Things like this are why I tagged User-notice on the parent task, as each wiki will want to review its broken titles once they are rescued.

There's at least one oddity I found while reviewing the output - on non-English wikis it would rename broken pages to English namespaces, and renames broken pages in the project/project talk namespace to "Broken/Project talk:Foo" rather than "Broken/Wikipedia talk:Foo". I'm not sure whether we care.

There are not any instances of "Broken/id:" titles (the ultimate failsafe when it can't find any vaguely related broken name to put it at). Nor do there appear to be any instances of non-ASCII titles getting mangled (which the script will do as a second-to-last resort in certain corner cases like invalid UTF8). Good.

It doesn't try to move "Talk:Project:X" to "Project talk:X" even if there's no conflict, instead moving it to "Broken/Talk:Project:X". I'm not sure whether we care.

On the other hand that behavior might be right in some cases, for instance if someone manually creates "WP:Foo" as a redirect to "Wikipedia:Foo" creates a talk page banner announcing it's a redirect, "Wikipedia:Foo" doesn't have a talk page, and then later "WP:" becomes an alias you might not want the banner.

There are a lot of these. I would be interested in hearing what others think should happen to them.

It renames "Wb:foo" -> "Broken/Project:foo" if "wb:" is a namespace alias for "Project:". Would "Broken/wb:foo" be more correct?
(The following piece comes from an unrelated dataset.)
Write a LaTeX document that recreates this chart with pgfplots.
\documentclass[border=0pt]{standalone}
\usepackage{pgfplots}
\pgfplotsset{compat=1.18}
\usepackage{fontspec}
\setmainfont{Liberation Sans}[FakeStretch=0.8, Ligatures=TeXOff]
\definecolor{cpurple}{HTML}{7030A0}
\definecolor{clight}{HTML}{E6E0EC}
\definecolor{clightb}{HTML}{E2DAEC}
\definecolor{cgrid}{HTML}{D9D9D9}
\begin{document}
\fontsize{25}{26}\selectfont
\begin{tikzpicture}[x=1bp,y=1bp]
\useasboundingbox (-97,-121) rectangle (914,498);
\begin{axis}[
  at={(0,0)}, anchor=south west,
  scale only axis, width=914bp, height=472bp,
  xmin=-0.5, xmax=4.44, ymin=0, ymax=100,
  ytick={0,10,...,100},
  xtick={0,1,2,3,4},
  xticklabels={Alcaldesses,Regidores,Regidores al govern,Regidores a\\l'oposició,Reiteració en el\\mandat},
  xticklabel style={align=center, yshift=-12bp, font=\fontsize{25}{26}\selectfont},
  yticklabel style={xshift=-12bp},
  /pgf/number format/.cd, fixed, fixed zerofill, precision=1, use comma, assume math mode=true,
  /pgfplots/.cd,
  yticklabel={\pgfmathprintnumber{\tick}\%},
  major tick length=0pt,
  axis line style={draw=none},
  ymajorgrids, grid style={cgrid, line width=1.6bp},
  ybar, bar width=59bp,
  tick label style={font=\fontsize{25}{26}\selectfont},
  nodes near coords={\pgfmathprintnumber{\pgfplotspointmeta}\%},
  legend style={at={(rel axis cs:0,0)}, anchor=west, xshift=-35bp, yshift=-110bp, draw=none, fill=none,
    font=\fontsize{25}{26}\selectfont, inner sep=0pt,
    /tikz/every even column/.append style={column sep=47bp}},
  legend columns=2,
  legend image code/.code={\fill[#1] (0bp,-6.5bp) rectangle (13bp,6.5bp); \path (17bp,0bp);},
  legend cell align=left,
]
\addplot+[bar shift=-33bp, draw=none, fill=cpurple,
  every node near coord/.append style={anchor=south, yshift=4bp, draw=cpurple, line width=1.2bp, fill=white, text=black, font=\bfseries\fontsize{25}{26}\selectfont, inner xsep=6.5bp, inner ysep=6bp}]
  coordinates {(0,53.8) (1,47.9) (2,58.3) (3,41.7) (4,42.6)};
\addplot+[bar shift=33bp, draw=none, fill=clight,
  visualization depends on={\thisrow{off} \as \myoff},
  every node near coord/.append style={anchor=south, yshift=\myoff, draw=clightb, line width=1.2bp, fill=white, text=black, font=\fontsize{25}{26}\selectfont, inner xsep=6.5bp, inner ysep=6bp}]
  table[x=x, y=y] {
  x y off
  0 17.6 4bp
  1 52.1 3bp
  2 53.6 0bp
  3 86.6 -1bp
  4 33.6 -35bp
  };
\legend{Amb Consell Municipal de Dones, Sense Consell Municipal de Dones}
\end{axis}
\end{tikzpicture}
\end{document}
Likewise for interwikis it canonicalizes the interwiki to all lowercase and no space after the colon first.

It doesn't try to move "Talk:Project:X" to "Project talk:X" even if there's no conflict, instead moving it to "Broken/Talk:Project:X". I'm not sure whether we care.
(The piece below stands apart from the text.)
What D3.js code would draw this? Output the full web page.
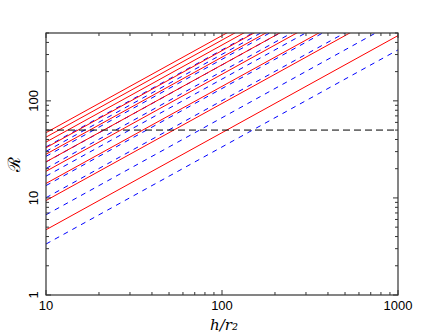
<!DOCTYPE html>
<html><head><meta charset="utf-8">
<script src="https://cdn.jsdelivr.net/npm/d3@7"></script>
<style>body{margin:0;background:#fff}svg{display:block}</style>
</head><body>
<script>
const xDomain = [10, 1000];
const yDomain = [1, 500];
const xTicks = [10, 100, 1000];
const yTicks = [1, 10, 100];
// R value of each line at h/r2 = 10 (lines have slope 1 in log-log)
const redIntercepts = [4.7, 9.4, 14.1, 18.8, 23.5, 28.2, 32.9, 37.6, 42.3, 47.0];
const blueIntercepts = [3.35, 6.7, 10.05, 13.4, 16.75, 20.1, 23.45, 26.8, 30.15, 33.5];
const thresholdR = 50;

const W = 447, H = 334;
const m = {left: 46, right: 49, top: 33, bottom: 39};
const svg = d3.select("body").append("svg").attr("width", W).attr("height", H);
const x = d3.scaleLog().domain(xDomain).range([m.left, W - m.right]);
const y = d3.scaleLog().domain(yDomain).range([H - m.bottom, m.top]);

svg.append("defs").append("clipPath").attr("id", "clip")
  .append("rect").attr("x", m.left).attr("y", m.top)
  .attr("width", W - m.left - m.right).attr("height", H - m.top - m.bottom);

const g = svg.append("g").attr("clip-path", "url(#clip)");
const line = c => [[xDomain[0], c], [xDomain[1], c * xDomain[1] / xDomain[0]]];
const path = d3.line().x(d => x(d[0])).y(d => y(d[1]));

g.selectAll(".blue").data(blueIntercepts).enter().append("path")
  .attr("d", c => path(line(c))).attr("fill", "none")
  .attr("stroke", "#0000ff").attr("stroke-width", 1).attr("stroke-dasharray", "5,5");
g.selectAll(".red").data(redIntercepts).enter().append("path")
  .attr("d", c => path(line(c))).attr("fill", "none")
  .attr("stroke", "#ff0000").attr("stroke-width", 1);
g.append("path").attr("d", path([[xDomain[0], thresholdR], [xDomain[1], thresholdR]]))
  .attr("fill", "none").attr("stroke", "#000").attr("stroke-width", 1).attr("stroke-dasharray", "7,4");

const xAll = [], yAll = [];
for (let d = 10; d < 1000; d *= 10) for (let k = 1; k < 10; k++) xAll.push(d * k);
xAll.push(1000);
for (let d = 1; d < 1000; d *= 10) for (let k = 1; k < 10; k++) if (d * k <= 500) yAll.push(d * k);
const axC = "#333";
const ax = svg.append("g").attr("stroke", axC).attr("stroke-width", 1);
const L = m.left, R = W - m.right, T = m.top, B = H - m.bottom;
xAll.forEach(v => {
  const major = xTicks.includes(v), len = major ? 5 : 3, px = x(v);
  ax.append("line").attr("x1", px).attr("x2", px).attr("y1", B).attr("y2", B - len);
  ax.append("line").attr("x1", px).attr("x2", px).attr("y1", T).attr("y2", T + len);
});
yAll.forEach(v => {
  const major = yTicks.includes(v), len = major ? 5 : 3, py = y(v);
  ax.append("line").attr("y1", py).attr("y2", py).attr("x1", L).attr("x2", L + len);
  ax.append("line").attr("y1", py).attr("y2", py).attr("x1", R).attr("x2", R - len);
});
svg.append("rect").attr("x", L).attr("y", T).attr("width", R - L).attr("height", B - T)
  .attr("fill", "none").attr("stroke", axC).attr("stroke-width", 1.2);

const font = "Liberation Sans, Arial, sans-serif";
svg.selectAll(".xl").data(xTicks).enter().append("text")
  .attr("x", d => x(d)).attr("y", B + 15).attr("text-anchor", "middle")
  .attr("font-family", font).attr("font-size", 13).text(d => d);
svg.selectAll(".yl").data(yTicks).enter().append("text")
  .attr("transform", d => `translate(${L - 8},${y(d)}) rotate(-90)`)
  .attr("text-anchor", "middle").attr("font-family", font).attr("font-size", 13).text(d => d);

svg.append("text").attr("x", (L + R) / 2 + 2).attr("y", H - 4)
  .attr("text-anchor", "middle").attr("font-family", "DejaVu Serif, serif")
  .attr("font-size", 15).attr("font-style", "italic").text("h/r₂");

svg.append("text").attr("transform", `translate(20,${(T + B) / 2}) rotate(-90)`)
  .attr("text-anchor", "middle").attr("font-family", "DejaVu Serif, serif").attr("font-size", 17).text("ℛ");
</script>
</body></html>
On the other hand that behavior might be right in some cases, for instance if someone manually creates "WP:Foo" as a redirect to "Wikipedia:Foo" creates a talk page banner announcing it's a redirect, "Wikipedia:Foo" doesn't have a talk page, and then later "WP:" becomes an alias you might not want the banner.

There are a lot of these. I would be interested in hearing what others think should happen to them.

I wonder if namespaceDupes.php, which is generally run when a new namespace was created, doesn't deal with talk pages properly.

That's everything I found from reviewing the output.

Probably the only thing worth caring about is the talk page case - the others are nice-to-haves but since the page will be at "Broken/<something>" anyway the wiki can figure out where to put it.

bnwikisource:  DRY RUN: would rename 1251 (0,'WS:COPY') to (0,'Broken/COPY')

from the task description was cleaned up by namespaceDupes.php in 2018 (T210472). The new fate of the other issues in the task description:

frwiki:  page 1547147 (Discussion_utilisateur:195.175.037.8) doesn't match self.
frwiki:  DRY RUN: would rename 1547147 (3,'195.175.037.8') to (0,'Broken/User_talk:195.175.37.8')

test2wiki:  page 2987 (Special:Badtitle/NS447:Columbia_University) doesn't match self.
test2wiki:  DRY RUN: would rename 2987 (447,'Columbia_University') to (0,'Broken/NS447:Columbia_University')

avwiki:  page 7541 (БахӀс:Википедия:Requests_for_adminship) is illegal.
avwiki:  DRY RUN: would rename 7541 (1,'Википедия:Requests_for_adminship') to (0,'Broken/Talk:Википедия:Requests_for_adminship')

Change #1058215 had a related patch set uploaded (by Pppery; author: Pppery):

[mediawiki/core@master] CleanupTitles: Turn "Talk:Project:Foo" into "Project talk:Foo"

https://gerrit.wikimedia.org/r/1058215

Change #1058215 merged by jenkins-bot:

[mediawiki/core@master] CleanupTitles: Turn "Talk:Project:Foo" into "Project talk:Foo"

https://gerrit.wikimedia.org/r/1058215

Can we close this now? Or do we want a second dry run to make sure that the patch above did what it should?

matmarex assigned this task to Pppery.

Yes, and thank you for reviewing that log!